Mchiriku is collective improvisation—kind of stood on its head—yet perfectly situated in local aesthetics: While the Casio/Kinanda is the only melodic/harmonic instrument, it usually holds down fixed patterns for the song and the faster dance sections called Mtapa, its excitement being created by the shifting patterns generated in relation to the percussion instruments and the distortion/feedback patterns emanating from the combination of playing technique/ amplification system. As such the Casio is akin to the nzumari (a double-reed oboe-type instrument) used in old-time ngoma and with similar functions of leading segues from one song to the other or signalling a change of pace and pattern As already brought to the fore by the number of players (four), percussion is a most important element of mchiriku: The master drummer plays misondo (two mid-sized hand drums and the deep bass drum all made from various sizes of plastic pipes), filling in is the dumbak player (two small carved hand drums and an array of differently pitched drums played with sticks); vijiti two small sticks beaten on a wooden stool and rika (tambourine) or chekeche (maracas) complement the drums.

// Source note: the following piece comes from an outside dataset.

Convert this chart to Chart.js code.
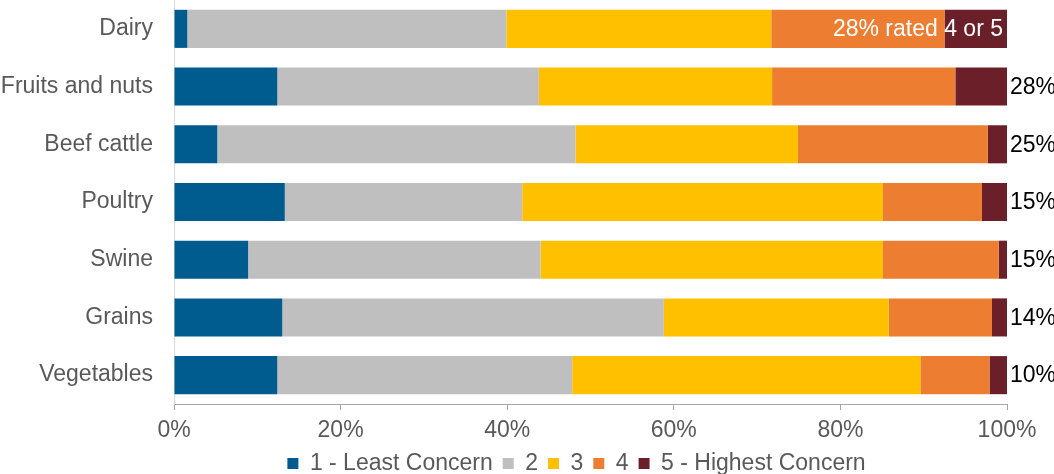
<!DOCTYPE html>
<html>
<head>
<meta charset="utf-8">
<script src="https://cdn.jsdelivr.net/npm/chart.js@4.4.1/dist/chart.umd.min.js"></script>
<style>
    html, body { margin: 0; padding: 0; background: #ffffff; }
    #wrap { width: 1054px; height: 474px; position: relative; }
</style>
</head>
<body>
<div id="wrap"><canvas id="myChart"></canvas></div>
<script>
// categories and concern levels (share of respondents, %)
const categories = ['Dairy', 'Fruits and nuts', 'Beef cattle', 'Poultry', 'Swine', 'Grains', 'Vegetables'];
const level1 = [1.6, 12.4, 5.2, 13.3, 8.9, 13.0, 12.4];
const level2 = [38.3, 31.4, 43.0, 28.5, 35.1, 45.8, 35.4];
const level3 = [31.8, 28.0, 26.7, 43.3, 41.1, 27.0, 41.8];
const level4 = [20.8, 22.0, 22.8, 11.9, 13.9, 12.4, 8.3];
const level5 = [7.5, 6.2, 2.3, 3.0, 1.0, 1.8, 2.1];
const ratedLabels = ['28%', '28%', '25%', '15%', '15%', '14%', '10%'];
const xTicks = [0, 20, 40, 60, 80, 100];

const FONT = "'Liberation Sans', Arial, sans-serif";
Chart.defaults.font.family = FONT;
Chart.defaults.font.size = 23;
Chart.defaults.color = '#595959';

// text at the end of each bar: share rated 4 or 5
const ratedPlugin = {
    id: 'rated',
    afterLayout(chart) {
        // legend sits a bit left of the plot centre in the original
        chart.legend.left -= 14;
        chart.legend.right -= 14;
    },
    afterDatasetsDraw(chart) {
        const ctx = chart.ctx;
        const x = chart.scales.x;
        const y = chart.scales.y;
        ctx.save();
        ctx.font = '23px ' + FONT;
        ctx.textBaseline = 'middle';
        for (let i = 0; i < categories.length; i++) {
            const yy = y.getPixelForValue(i);
            if (i === 0) {
                ctx.fillStyle = '#ffffff';
                ctx.textAlign = 'right';
                ctx.fillText(ratedLabels[i] + ' rated 4 or 5', x.getPixelForValue(100) - 4, yy + 1);
            } else {
                ctx.fillStyle = '#000000';
                ctx.textAlign = 'left';
                ctx.fillText(ratedLabels[i], x.getPixelForValue(100) + 3, yy + 1);
            }
        }
        ctx.restore();
    }
};

function ds(label, data, color) {
    return {
        label: label,
        data: data,
        backgroundColor: color,
        borderWidth: 0,
        barPercentage: 0.66,
        categoryPercentage: 1.0
    };
}

const chart_config = {
    type: 'bar',
    data: {
        labels: categories,
        datasets: [
            ds('1 - Least Concern', level1, '#005B8F'),
            ds('2', level2, '#BFBFBF'),
            ds('3', level3, '#FFC000'),
            ds('4', level4, '#ED7D31'),
            ds('5 - Highest Concern', level5, '#6B2029')
        ]
    },
    options: {
        indexAxis: 'y',
        responsive: true,
        maintainAspectRatio: false,
        animation: false,
        devicePixelRatio: 1,
        layout: { padding: { top: 0, right: 47, left: 0, bottom: 0 } },
        scales: {
            x: {
                stacked: true,
                min: 0,
                max: 100,
                afterBuildTicks: (scale) => { scale.ticks = xTicks.map(v => ({ value: v })); },
                afterFit: (scale) => { scale.height = 38; },
                ticks: { callback: (v) => v + '%', padding: 9, color: '#595959', maxRotation: 0, font: { lineHeight: 1.0 } },
                grid: { drawOnChartArea: false, drawTicks: true, tickLength: 6, color: '#a6a6a6' },
                border: { display: true, color: '#a6a6a6', width: 1 }
            },
            y: {
                stacked: true,
                afterFit: (scale) => {
                    scale.width = 174;
                    scale.paddingTop = 0;
                    scale.paddingBottom = 0;
                },
                ticks: { padding: 21, color: '#595959' },
                grid: { display: false, drawTicks: false },
                border: { display: true, color: '#d9d9d9', width: 1 }
            }
        },
        plugins: {
            legend: {
                position: 'bottom',
                fullSize: false,
                maxHeight: 32,
                labels: { boxWidth: 11, boxHeight: 11, padding: 10, color: '#595959', font: { size: 23 } }
            },
            tooltip: { enabled: false }
        }
    },
    plugins: [ratedPlugin]
};

const myChart = new Chart(document.getElementById('myChart'), chart_config);
</script>
</body>
</html>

Master Drummer Mazinge meanwhile holds down the quick rhythm on the smaller misondo, all the while commenting on and supporting the vocal message with the bass msondo; this bass sound also guides and incites the dancers in the faster second part of songs. Of late Mazinge has added two more bass drums to his assemblage creating thus a more complex counterpoint to the vocal lines and adding more depth. TP’s dumbaki lock into the basic rhythm with higher pitched sounds, when all is ready to burst in the mtapa section he adds further layers of sound and excitement with the three tuned, stick-beaten drums. Together with the stool-and-stick combination and the tambourine/bicycle bell combination the whole percussion section does not just create rhythm and time (horizontal organization) but also shifting patterns of sound and a layering of pitch levels that is typical of much African music-making in general.